■ YOUR TASK: Records follow. Select each line holding "this".

■ PROVIDED ENTRIES:
▬▬▬

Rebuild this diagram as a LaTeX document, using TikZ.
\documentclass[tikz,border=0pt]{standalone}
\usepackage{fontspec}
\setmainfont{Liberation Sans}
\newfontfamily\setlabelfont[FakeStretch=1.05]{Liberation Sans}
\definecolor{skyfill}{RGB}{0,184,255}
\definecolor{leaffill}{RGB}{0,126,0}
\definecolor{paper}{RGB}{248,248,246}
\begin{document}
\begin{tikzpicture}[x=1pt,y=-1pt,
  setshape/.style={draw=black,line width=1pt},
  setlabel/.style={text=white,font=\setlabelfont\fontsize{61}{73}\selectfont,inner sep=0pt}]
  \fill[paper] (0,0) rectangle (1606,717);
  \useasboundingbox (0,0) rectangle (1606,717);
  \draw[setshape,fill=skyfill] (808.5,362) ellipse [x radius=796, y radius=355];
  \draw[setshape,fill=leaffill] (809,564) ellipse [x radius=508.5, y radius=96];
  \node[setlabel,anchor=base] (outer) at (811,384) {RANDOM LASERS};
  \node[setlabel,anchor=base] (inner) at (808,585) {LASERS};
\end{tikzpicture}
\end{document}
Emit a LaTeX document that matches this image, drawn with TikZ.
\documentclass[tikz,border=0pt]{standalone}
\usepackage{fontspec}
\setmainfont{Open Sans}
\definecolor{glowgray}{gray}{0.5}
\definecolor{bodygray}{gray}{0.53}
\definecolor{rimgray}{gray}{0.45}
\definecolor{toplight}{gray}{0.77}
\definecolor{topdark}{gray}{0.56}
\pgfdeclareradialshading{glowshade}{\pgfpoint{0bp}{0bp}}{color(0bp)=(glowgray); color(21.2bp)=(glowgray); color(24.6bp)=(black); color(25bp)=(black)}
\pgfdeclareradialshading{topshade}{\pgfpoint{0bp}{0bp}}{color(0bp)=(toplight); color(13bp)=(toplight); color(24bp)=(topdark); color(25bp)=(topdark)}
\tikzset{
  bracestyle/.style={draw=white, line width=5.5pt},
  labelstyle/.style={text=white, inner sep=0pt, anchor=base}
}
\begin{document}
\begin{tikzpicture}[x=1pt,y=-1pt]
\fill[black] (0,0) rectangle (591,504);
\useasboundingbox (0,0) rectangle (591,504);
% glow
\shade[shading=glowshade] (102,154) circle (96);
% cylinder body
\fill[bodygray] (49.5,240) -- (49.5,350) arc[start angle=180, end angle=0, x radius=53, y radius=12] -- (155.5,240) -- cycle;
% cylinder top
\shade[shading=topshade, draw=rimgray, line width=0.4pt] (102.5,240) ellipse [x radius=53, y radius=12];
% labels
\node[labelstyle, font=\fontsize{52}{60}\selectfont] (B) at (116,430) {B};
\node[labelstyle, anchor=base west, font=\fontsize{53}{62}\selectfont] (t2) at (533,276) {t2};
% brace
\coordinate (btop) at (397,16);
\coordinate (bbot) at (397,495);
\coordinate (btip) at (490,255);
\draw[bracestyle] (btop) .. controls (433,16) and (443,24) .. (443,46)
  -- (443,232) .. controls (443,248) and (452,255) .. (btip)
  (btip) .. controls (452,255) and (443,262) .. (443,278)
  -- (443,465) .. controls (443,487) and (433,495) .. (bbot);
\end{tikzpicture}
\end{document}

▬▬▬

■ TASK SOLUTION:
Rebuild this diagram as a LaTeX document, using TikZ.
Emit a LaTeX document that matches this image, drawn with TikZ.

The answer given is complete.